The alleged agents were wearing casual attire and would have easily faded into the crowd had they not been pinpointed by the president and chased out one by one.
According to Owen Nsala, the SRC’s Minister of justice, Thutwe was seized by the unknown men after they lured him away from the crowd with a cellphone message within which they claimed to be visitors awaiting his arrival at professor Lydia Nyathi-Ramahobo’s office.
The president had been attending the student body meeting at the university hall when he received the message and headed for Ramahobo’s office only to be led away by the men who addressed him by name.
Nsala revealed to the Sunday Standard that the men apparently led the young lad to the CID headquarters where they decided to park outside and launch threats at him.
“Apparently, they kept asking him questions like if he knew this place (referring to the CID headquarters)? And why he was leading a strike? And threatened him that if he kept leading the strike, they would eventually take him to jail,” said Nsala.
Collaborating his story, vice president of the SRC, Molatedi Kgotla, exposed the events that occurred to his co-leader during the boycotting process.
According to Kgotla, the president talked about how he was senselessly threatened and interrogated for his part in leading what the men termed as a strike.
“He told us he was warned to stop leading the strike or he would have to face possible jail time,” said Kgotla
The men then eventually dumped him in the bushes near the airport where he had to find his way back to the university grounds.
“The amusing part about this scenario is that we were not on a strike; we were on a mission to petition against the ministry’s decision to stop allowances for re-taking students, and when we realized that they were not going to change their minds, we decided to file an urgent application at court. The procedures before then were performed as a way of enlightening other students of the decision to take the ministry to court,” said Kgotla.

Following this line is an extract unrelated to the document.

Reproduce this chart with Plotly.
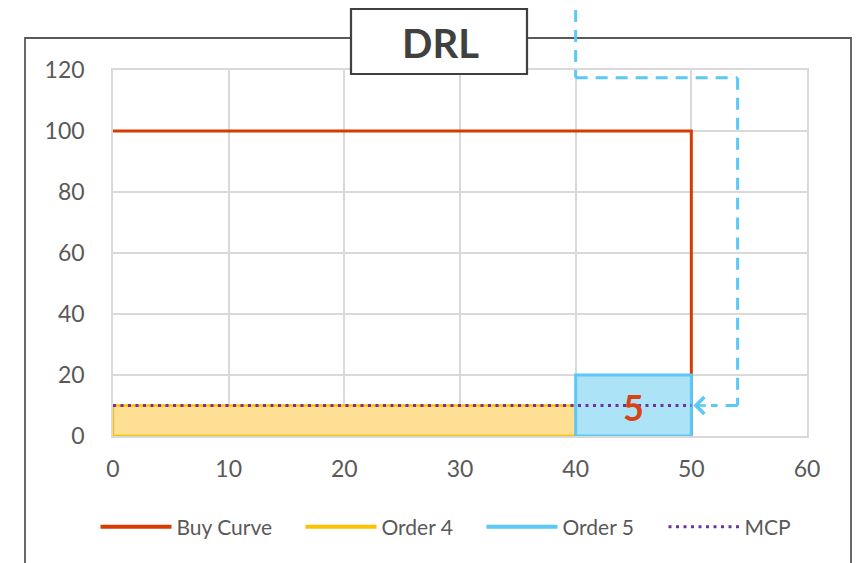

Lobatse High Court judge Justice Walia will hear UB students’ urgent application filed against the Ministry of Education tomorrow (Monday) at half past nine.
The students decided to take the court route after the ministry made it clear that it would not change its decision to halt personal and maintenance allowances given to re-taking students.
The students are using final year law students to act as their advisors and representatives in court.